An Oedipal story mixed with magic, 'Yeelen' is luminous and beautiful film. Set in the powerful Mali empire of the 13th century, the film tells the story of Niankoro, a young warrior who uses his own magical powers to battle his evil sorcerer father.

Bamako -Mali, 2006

Director: Abderrahmane Sissako

In a poor section of 'Bamako', a beautiful bar singer (right) and her jobless husband are having marriage difficulties. In the courtyard of their shared house a court has been set up. On trial are the world's financial institutions,



Darrat - Chad, 2006

Director: Mahamat Saleh Haroun

A radio broadcast announces an amnesty on civil war crimes. But a boy, armed with a shotgun, is sent to search for his father's killer.



Soleil O -Mauritania, 1970

Director: Med Hondo

Black men line up before a white priest for baptism – the first step in a process that deracinates and subjugates them. In France, black people arrive to seek a better life.

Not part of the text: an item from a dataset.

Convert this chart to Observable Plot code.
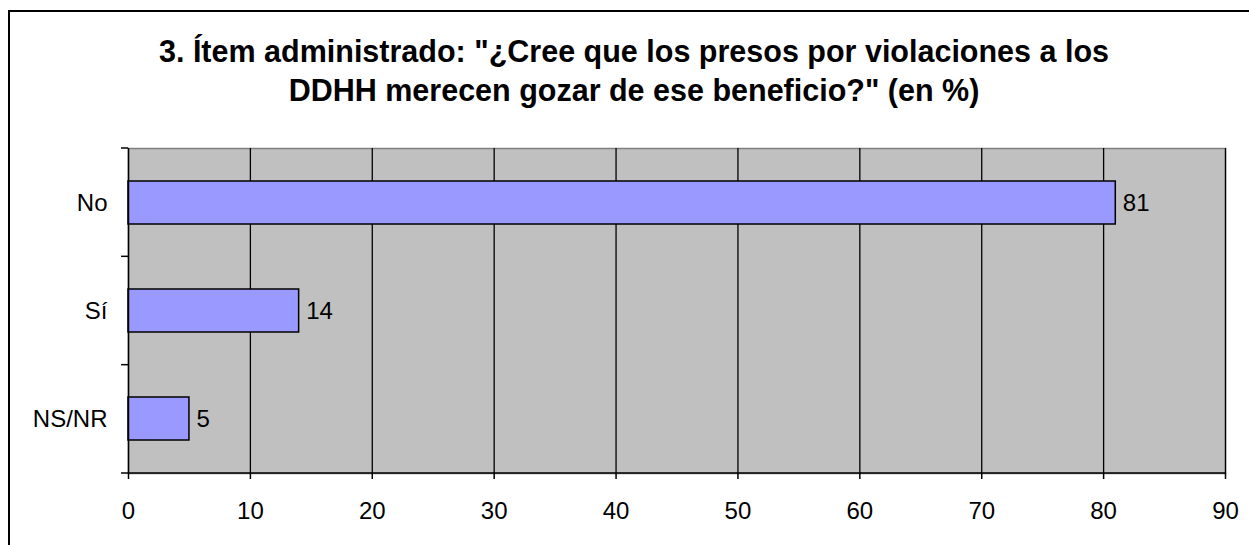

Sarraounia -Mauritania, 1986

Director: Med Hondo

Sarraounia leads her people to victory against a neighbouring tribe. But her real trial of strength comes when the French army marches south to extend its colonial grip.



Mandabi - Senegal, 1968

Director: Ousmane Sembène

An elderly gentleman is well-served by his two wives. His life is turned upside down when he receives a money order from his nephew.